[Recorded data]
──────
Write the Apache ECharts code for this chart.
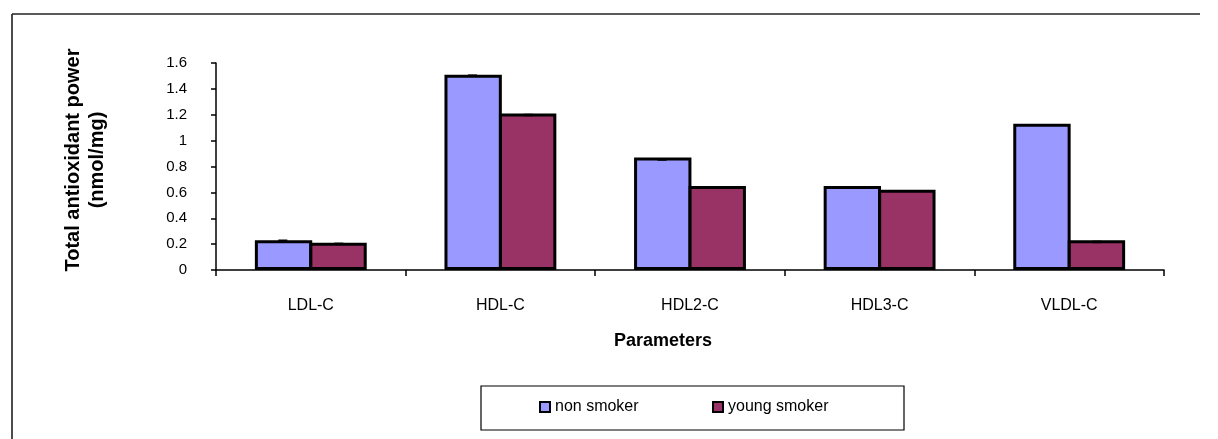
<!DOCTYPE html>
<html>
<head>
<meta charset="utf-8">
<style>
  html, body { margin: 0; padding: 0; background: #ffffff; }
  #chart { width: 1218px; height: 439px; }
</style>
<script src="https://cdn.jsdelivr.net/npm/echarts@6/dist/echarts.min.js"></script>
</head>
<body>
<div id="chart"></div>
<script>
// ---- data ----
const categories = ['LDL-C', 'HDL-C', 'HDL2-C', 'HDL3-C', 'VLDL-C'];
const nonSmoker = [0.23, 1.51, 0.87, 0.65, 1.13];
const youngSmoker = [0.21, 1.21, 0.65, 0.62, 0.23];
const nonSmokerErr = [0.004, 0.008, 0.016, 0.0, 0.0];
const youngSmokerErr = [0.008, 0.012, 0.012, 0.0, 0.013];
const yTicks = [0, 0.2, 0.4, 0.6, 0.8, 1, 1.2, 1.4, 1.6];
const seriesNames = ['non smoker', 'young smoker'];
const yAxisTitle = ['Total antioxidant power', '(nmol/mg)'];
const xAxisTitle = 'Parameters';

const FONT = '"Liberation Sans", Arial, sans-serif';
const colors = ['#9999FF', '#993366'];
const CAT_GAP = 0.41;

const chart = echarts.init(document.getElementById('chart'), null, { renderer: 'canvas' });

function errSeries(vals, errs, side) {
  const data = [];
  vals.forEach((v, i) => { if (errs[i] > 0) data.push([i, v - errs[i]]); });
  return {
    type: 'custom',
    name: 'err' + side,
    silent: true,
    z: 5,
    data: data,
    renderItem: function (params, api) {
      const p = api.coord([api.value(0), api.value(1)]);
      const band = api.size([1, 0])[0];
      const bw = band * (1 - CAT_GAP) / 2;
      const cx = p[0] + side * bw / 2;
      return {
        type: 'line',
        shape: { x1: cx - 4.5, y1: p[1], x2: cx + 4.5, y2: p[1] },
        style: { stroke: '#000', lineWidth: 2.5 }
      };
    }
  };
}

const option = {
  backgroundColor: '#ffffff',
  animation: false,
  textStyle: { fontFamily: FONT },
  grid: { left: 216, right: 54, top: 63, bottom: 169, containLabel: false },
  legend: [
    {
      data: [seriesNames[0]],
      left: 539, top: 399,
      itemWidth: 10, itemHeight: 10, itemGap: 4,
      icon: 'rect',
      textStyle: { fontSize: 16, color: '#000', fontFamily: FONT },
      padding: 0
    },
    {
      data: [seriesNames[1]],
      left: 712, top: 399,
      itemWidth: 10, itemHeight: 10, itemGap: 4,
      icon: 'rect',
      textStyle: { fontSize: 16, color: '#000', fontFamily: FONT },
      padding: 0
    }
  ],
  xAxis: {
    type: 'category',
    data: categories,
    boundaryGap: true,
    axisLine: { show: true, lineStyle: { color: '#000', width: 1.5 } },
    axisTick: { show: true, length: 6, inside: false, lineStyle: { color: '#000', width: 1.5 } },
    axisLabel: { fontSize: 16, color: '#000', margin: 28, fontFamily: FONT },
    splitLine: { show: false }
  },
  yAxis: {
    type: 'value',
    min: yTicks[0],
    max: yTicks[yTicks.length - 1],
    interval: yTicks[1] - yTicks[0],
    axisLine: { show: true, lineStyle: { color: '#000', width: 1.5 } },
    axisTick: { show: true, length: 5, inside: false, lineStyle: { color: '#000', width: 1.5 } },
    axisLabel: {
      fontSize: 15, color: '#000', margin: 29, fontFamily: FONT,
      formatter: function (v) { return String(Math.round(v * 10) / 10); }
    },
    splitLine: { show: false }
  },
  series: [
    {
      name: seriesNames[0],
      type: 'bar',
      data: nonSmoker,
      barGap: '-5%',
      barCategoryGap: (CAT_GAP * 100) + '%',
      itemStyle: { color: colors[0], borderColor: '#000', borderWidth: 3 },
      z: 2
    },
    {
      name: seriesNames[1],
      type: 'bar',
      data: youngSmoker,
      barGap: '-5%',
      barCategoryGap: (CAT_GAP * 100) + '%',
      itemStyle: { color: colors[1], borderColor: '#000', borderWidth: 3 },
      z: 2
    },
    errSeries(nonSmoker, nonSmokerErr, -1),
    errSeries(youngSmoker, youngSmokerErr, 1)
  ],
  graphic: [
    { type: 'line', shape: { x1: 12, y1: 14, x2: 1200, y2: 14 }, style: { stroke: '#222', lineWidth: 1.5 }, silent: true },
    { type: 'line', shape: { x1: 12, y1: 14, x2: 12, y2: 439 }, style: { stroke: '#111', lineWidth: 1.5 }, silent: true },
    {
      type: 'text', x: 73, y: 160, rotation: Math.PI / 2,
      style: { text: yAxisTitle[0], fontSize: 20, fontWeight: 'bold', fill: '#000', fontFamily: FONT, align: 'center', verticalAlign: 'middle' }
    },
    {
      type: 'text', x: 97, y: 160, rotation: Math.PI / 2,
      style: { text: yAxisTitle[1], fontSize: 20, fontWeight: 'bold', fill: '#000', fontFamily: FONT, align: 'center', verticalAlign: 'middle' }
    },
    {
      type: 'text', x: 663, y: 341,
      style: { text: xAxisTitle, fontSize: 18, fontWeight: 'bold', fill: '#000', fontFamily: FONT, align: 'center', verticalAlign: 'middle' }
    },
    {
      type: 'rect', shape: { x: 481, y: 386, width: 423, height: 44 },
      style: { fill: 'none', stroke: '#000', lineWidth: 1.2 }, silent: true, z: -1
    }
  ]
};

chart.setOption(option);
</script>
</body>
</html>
──────
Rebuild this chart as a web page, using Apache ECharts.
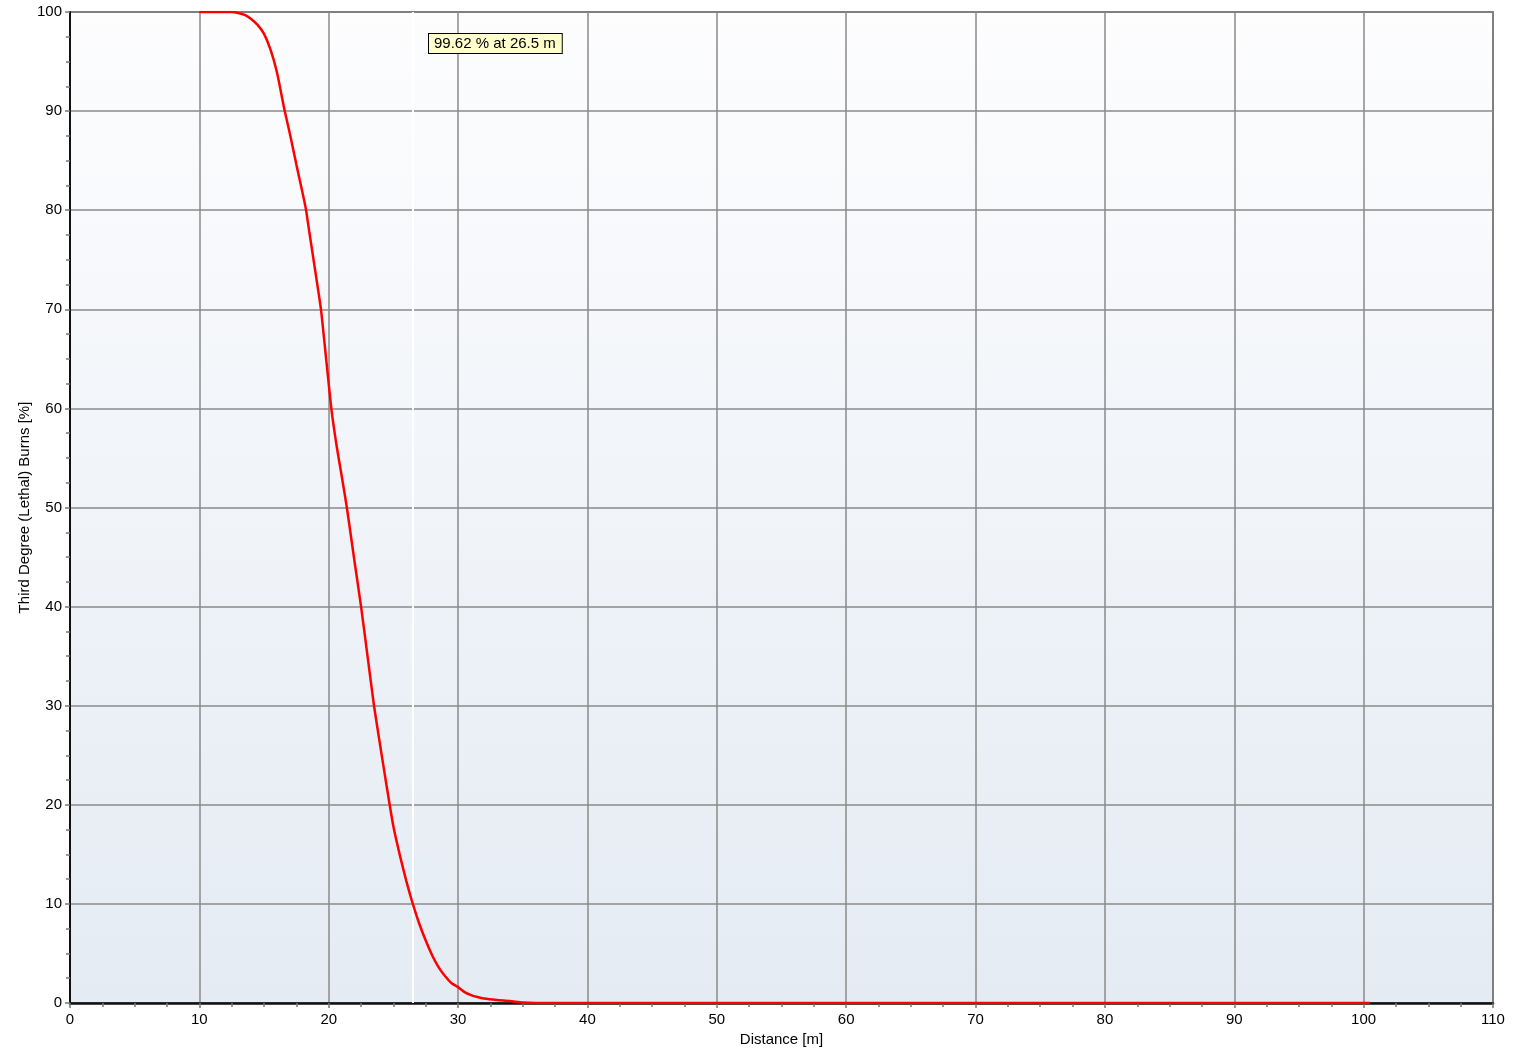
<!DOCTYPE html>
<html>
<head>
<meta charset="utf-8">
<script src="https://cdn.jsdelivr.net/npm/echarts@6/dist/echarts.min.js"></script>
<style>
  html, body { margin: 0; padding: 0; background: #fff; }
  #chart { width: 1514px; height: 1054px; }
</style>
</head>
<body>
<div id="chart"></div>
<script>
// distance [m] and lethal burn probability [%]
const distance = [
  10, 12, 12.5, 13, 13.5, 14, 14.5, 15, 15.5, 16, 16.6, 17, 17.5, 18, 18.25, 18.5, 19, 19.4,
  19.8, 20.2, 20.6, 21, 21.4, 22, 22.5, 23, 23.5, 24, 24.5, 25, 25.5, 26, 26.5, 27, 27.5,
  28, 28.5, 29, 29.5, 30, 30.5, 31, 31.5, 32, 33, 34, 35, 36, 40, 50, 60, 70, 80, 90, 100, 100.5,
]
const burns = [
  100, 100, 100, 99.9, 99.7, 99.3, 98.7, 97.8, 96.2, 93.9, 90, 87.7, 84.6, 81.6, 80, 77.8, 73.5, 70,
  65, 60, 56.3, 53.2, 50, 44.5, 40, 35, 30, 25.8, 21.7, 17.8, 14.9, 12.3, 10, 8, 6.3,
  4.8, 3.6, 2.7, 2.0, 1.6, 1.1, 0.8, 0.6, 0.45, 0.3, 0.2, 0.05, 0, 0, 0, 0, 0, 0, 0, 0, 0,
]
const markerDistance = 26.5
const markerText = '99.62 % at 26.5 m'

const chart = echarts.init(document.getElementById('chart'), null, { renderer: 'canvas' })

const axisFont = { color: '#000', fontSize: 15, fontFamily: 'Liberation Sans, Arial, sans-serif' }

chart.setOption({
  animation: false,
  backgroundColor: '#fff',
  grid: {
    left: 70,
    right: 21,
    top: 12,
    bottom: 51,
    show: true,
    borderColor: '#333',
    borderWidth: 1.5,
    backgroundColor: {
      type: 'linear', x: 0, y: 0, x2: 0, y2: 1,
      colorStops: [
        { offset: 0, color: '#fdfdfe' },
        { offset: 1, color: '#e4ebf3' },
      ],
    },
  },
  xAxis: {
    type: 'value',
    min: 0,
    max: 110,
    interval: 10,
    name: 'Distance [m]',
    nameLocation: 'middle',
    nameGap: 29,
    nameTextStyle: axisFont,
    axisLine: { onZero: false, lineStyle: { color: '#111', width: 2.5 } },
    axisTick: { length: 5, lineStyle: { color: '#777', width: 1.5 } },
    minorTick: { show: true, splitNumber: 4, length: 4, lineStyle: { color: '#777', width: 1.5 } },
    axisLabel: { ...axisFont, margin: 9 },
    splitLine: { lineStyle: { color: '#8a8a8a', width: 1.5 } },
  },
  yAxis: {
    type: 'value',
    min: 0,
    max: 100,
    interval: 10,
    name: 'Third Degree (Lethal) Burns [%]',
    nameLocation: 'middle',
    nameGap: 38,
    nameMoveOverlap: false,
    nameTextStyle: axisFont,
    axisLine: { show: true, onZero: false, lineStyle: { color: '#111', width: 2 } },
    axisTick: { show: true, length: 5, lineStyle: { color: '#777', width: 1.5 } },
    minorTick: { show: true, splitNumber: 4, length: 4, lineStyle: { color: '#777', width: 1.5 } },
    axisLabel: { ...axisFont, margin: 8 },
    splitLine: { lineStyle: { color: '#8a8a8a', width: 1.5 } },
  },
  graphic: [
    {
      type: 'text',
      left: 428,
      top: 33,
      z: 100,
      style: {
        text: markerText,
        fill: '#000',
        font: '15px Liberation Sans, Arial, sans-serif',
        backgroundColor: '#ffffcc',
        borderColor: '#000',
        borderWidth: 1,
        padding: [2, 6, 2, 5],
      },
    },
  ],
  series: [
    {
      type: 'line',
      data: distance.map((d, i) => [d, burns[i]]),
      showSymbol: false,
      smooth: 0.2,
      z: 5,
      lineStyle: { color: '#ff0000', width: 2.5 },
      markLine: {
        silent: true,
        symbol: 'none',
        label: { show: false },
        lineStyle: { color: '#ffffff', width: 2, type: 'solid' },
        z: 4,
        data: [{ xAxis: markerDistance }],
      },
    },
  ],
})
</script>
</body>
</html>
──────
- **YOUR TASK**
Copy the lines above exactly, starting with the line that contains "Write the Apache ECharts code for this chart." and ending with the line that contains "const xAxisTitle = 'Parameters';", and leave out any pictures.

- **TASK SOLUTION**
Write the Apache ECharts code for this chart.
<!DOCTYPE html>
<html>
<head>
<meta charset="utf-8">
<style>
  html, body { margin: 0; padding: 0; background: #ffffff; }
  #chart { width: 1218px; height: 439px; }
</style>
<script src="https://cdn.jsdelivr.net/npm/echarts@6/dist/echarts.min.js"></script>
</head>
<body>
<div id="chart"></div>
<script>
// ---- data ----
const categories = ['LDL-C', 'HDL-C', 'HDL2-C', 'HDL3-C', 'VLDL-C'];
const nonSmoker = [0.23, 1.51, 0.87, 0.65, 1.13];
const youngSmoker = [0.21, 1.21, 0.65, 0.62, 0.23];
const nonSmokerErr = [0.004, 0.008, 0.016, 0.0, 0.0];
const youngSmokerErr = [0.008, 0.012, 0.012, 0.0, 0.013];
const yTicks = [0, 0.2, 0.4, 0.6, 0.8, 1, 1.2, 1.4, 1.6];
const seriesNames = ['non smoker', 'young smoker'];
const yAxisTitle = ['Total antioxidant power', '(nmol/mg)'];
const xAxisTitle = 'Parameters';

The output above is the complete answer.